* AVAILABLE RECORDS:
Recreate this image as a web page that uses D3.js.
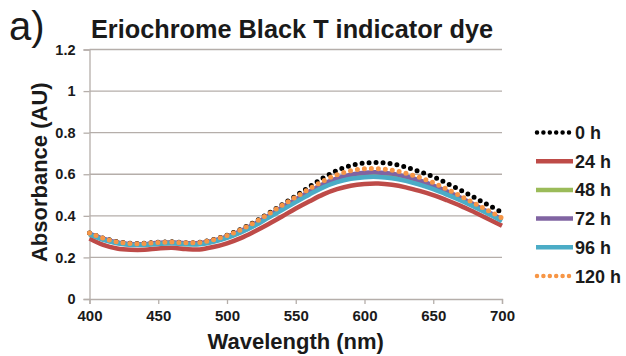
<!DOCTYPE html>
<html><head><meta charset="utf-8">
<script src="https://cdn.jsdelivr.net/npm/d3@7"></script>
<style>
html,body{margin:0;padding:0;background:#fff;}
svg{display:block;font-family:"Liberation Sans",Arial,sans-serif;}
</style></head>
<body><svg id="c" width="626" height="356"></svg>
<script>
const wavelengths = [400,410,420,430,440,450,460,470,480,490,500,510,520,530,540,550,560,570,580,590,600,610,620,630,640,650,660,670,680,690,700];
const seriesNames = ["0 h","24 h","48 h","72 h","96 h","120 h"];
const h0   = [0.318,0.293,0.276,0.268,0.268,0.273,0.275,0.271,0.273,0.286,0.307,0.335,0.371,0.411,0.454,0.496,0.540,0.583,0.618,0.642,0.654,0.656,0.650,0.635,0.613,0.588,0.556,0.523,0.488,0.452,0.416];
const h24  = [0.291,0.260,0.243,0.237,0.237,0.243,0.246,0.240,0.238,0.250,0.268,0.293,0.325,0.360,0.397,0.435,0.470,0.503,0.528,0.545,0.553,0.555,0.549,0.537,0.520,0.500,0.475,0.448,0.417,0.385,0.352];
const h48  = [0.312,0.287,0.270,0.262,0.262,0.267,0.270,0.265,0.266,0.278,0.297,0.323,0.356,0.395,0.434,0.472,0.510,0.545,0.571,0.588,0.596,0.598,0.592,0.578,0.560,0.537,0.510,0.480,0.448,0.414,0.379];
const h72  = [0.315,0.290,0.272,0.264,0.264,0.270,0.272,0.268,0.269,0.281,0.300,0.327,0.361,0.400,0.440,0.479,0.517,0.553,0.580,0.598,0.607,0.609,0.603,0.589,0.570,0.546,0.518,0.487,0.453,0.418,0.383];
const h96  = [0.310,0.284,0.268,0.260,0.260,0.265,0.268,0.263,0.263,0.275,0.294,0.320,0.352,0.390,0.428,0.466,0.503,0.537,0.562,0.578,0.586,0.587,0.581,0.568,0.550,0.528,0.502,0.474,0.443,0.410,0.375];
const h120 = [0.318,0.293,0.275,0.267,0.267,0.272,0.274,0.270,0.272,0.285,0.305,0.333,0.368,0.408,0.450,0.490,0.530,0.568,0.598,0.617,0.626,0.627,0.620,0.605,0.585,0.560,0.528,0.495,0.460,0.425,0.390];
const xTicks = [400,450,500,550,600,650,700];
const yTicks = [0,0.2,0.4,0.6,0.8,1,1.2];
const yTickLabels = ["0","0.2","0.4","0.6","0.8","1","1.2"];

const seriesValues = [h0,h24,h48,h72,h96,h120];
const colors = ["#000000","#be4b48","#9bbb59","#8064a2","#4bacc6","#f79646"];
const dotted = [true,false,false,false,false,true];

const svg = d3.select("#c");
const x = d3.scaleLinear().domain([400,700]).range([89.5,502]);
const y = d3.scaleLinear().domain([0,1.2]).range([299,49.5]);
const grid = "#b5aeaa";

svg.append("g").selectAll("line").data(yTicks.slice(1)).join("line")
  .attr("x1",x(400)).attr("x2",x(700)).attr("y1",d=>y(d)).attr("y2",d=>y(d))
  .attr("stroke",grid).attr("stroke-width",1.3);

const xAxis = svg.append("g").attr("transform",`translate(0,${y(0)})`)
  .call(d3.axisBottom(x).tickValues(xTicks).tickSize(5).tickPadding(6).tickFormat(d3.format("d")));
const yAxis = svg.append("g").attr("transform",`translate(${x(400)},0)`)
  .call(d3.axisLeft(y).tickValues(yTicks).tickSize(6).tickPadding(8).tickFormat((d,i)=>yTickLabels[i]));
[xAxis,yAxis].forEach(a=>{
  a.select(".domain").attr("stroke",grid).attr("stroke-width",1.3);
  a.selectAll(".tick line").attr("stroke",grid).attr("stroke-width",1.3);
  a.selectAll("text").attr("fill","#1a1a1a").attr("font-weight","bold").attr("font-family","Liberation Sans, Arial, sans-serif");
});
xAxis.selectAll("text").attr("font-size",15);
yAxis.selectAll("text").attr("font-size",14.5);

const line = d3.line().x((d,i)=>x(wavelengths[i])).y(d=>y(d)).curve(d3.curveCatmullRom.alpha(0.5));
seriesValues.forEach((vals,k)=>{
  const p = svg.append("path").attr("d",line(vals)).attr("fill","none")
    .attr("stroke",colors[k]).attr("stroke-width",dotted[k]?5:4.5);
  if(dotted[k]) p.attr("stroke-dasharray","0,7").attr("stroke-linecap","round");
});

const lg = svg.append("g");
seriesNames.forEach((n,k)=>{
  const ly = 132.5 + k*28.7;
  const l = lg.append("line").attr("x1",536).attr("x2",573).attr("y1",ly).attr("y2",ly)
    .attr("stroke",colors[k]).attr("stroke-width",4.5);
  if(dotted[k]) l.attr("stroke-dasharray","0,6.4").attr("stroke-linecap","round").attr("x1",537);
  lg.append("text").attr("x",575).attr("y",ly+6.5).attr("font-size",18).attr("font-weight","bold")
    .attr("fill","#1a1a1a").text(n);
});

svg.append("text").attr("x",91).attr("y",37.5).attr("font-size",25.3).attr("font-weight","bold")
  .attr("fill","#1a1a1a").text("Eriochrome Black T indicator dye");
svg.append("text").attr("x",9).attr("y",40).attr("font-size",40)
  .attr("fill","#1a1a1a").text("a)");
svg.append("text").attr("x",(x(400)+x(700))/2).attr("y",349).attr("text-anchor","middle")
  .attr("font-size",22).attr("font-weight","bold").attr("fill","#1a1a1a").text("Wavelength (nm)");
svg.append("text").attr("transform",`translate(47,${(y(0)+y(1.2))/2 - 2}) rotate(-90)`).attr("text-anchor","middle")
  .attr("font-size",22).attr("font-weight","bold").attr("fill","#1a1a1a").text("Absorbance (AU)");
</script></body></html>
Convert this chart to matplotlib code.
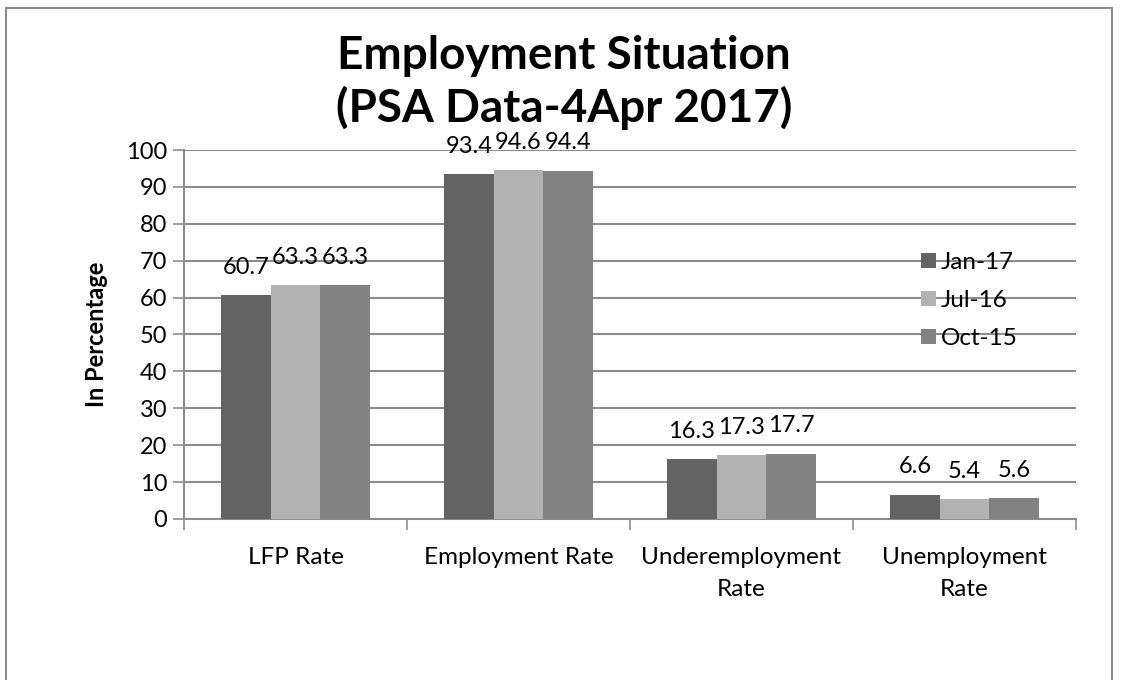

* SET EXERCISE:
Set every line down exactly as written, leaving each picture out.

* EXERCISE SOLUTION:
Recreate this image as a web page that uses D3.js.
<!DOCTYPE html>
<html><head><meta charset="utf-8">
<script src="https://cdn.jsdelivr.net/npm/d3@7"></script>
<style>
html,body{margin:0;padding:0;background:#fff;}
svg{display:block;font-family:"Liberation Sans",Arial,sans-serif;}
</style></head>
<body><svg id="c" width="626" height="356"></svg>
<script>
const wavelengths = [400,410,420,430,440,450,460,470,480,490,500,510,520,530,540,550,560,570,580,590,600,610,620,630,640,650,660,670,680,690,700];
const seriesNames = ["0 h","24 h","48 h","72 h","96 h","120 h"];
const h0   = [0.318,0.293,0.276,0.268,0.268,0.273,0.275,0.271,0.273,0.286,0.307,0.335,0.371,0.411,0.454,0.496,0.540,0.583,0.618,0.642,0.654,0.656,0.650,0.635,0.613,0.588,0.556,0.523,0.488,0.452,0.416];
const h24  = [0.291,0.260,0.243,0.237,0.237,0.243,0.246,0.240,0.238,0.250,0.268,0.293,0.325,0.360,0.397,0.435,0.470,0.503,0.528,0.545,0.553,0.555,0.549,0.537,0.520,0.500,0.475,0.448,0.417,0.385,0.352];
const h48  = [0.312,0.287,0.270,0.262,0.262,0.267,0.270,0.265,0.266,0.278,0.297,0.323,0.356,0.395,0.434,0.472,0.510,0.545,0.571,0.588,0.596,0.598,0.592,0.578,0.560,0.537,0.510,0.480,0.448,0.414,0.379];
const h72  = [0.315,0.290,0.272,0.264,0.264,0.270,0.272,0.268,0.269,0.281,0.300,0.327,0.361,0.400,0.440,0.479,0.517,0.553,0.580,0.598,0.607,0.609,0.603,0.589,0.570,0.546,0.518,0.487,0.453,0.418,0.383];
const h96  = [0.310,0.284,0.268,0.260,0.260,0.265,0.268,0.263,0.263,0.275,0.294,0.320,0.352,0.390,0.428,0.466,0.503,0.537,0.562,0.578,0.586,0.587,0.581,0.568,0.550,0.528,0.502,0.474,0.443,0.410,0.375];
const h120 = [0.318,0.293,0.275,0.267,0.267,0.272,0.274,0.270,0.272,0.285,0.305,0.333,0.368,0.408,0.450,0.490,0.530,0.568,0.598,0.617,0.626,0.627,0.620,0.605,0.585,0.560,0.528,0.495,0.460,0.425,0.390];
const xTicks = [400,450,500,550,600,650,700];
const yTicks = [0,0.2,0.4,0.6,0.8,1,1.2];
const yTickLabels = ["0","0.2","0.4","0.6","0.8","1","1.2"];

const seriesValues = [h0,h24,h48,h72,h96,h120];
const colors = ["#000000","#be4b48","#9bbb59","#8064a2","#4bacc6","#f79646"];
const dotted = [true,false,false,false,false,true];

const svg = d3.select("#c");
const x = d3.scaleLinear().domain([400,700]).range([89.5,502]);
const y = d3.scaleLinear().domain([0,1.2]).range([299,49.5]);
const grid = "#b5aeaa";

svg.append("g").selectAll("line").data(yTicks.slice(1)).join("line")
  .attr("x1",x(400)).attr("x2",x(700)).attr("y1",d=>y(d)).attr("y2",d=>y(d))
  .attr("stroke",grid).attr("stroke-width",1.3);

const xAxis = svg.append("g").attr("transform",`translate(0,${y(0)})`)
  .call(d3.axisBottom(x).tickValues(xTicks).tickSize(5).tickPadding(6).tickFormat(d3.format("d")));
const yAxis = svg.append("g").attr("transform",`translate(${x(400)},0)`)
  .call(d3.axisLeft(y).tickValues(yTicks).tickSize(6).tickPadding(8).tickFormat((d,i)=>yTickLabels[i]));
[xAxis,yAxis].forEach(a=>{
  a.select(".domain").attr("stroke",grid).attr("stroke-width",1.3);
  a.selectAll(".tick line").attr("stroke",grid).attr("stroke-width",1.3);
  a.selectAll("text").attr("fill","#1a1a1a").attr("font-weight","bold").attr("font-family","Liberation Sans, Arial, sans-serif");
});
xAxis.selectAll("text").attr("font-size",15);
yAxis.selectAll("text").attr("font-size",14.5);

const line = d3.line().x((d,i)=>x(wavelengths[i])).y(d=>y(d)).curve(d3.curveCatmullRom.alpha(0.5));
seriesValues.forEach((vals,k)=>{
  const p = svg.append("path").attr("d",line(vals)).attr("fill","none")
    .attr("stroke",colors[k]).attr("stroke-width",dotted[k]?5:4.5);
  if(dotted[k]) p.attr("stroke-dasharray","0,7").attr("stroke-linecap","round");
});

const lg = svg.append("g");
seriesNames.forEach((n,k)=>{
  const ly = 132.5 + k*28.7;
  const l = lg.append("line").attr("x1",536).attr("x2",573).attr("y1",ly).attr("y2",ly)
    .attr("stroke",colors[k]).attr("stroke-width",4.5);
  if(dotted[k]) l.attr("stroke-dasharray","0,6.4").attr("stroke-linecap","round").attr("x1",537);
  lg.append("text").attr("x",575).attr("y",ly+6.5).attr("font-size",18).attr("font-weight","bold")
    .attr("fill","#1a1a1a").text(n);
});

svg.append("text").attr("x",91).attr("y",37.5).attr("font-size",25.3).attr("font-weight","bold")
  .attr("fill","#1a1a1a").text("Eriochrome Black T indicator dye");
svg.append("text").attr("x",9).attr("y",40).attr("font-size",40)
  .attr("fill","#1a1a1a").text("a)");
svg.append("text").attr("x",(x(400)+x(700))/2).attr("y",349).attr("text-anchor","middle")
  .attr("font-size",22).attr("font-weight","bold").attr("fill","#1a1a1a").text("Wavelength (nm)");
svg.append("text").attr("transform",`translate(47,${(y(0)+y(1.2))/2 - 2}) rotate(-90)`).attr("text-anchor","middle")
  .attr("font-size",22).attr("font-weight","bold").attr("fill","#1a1a1a").text("Absorbance (AU)");
</script></body></html>
Convert this chart to matplotlib code.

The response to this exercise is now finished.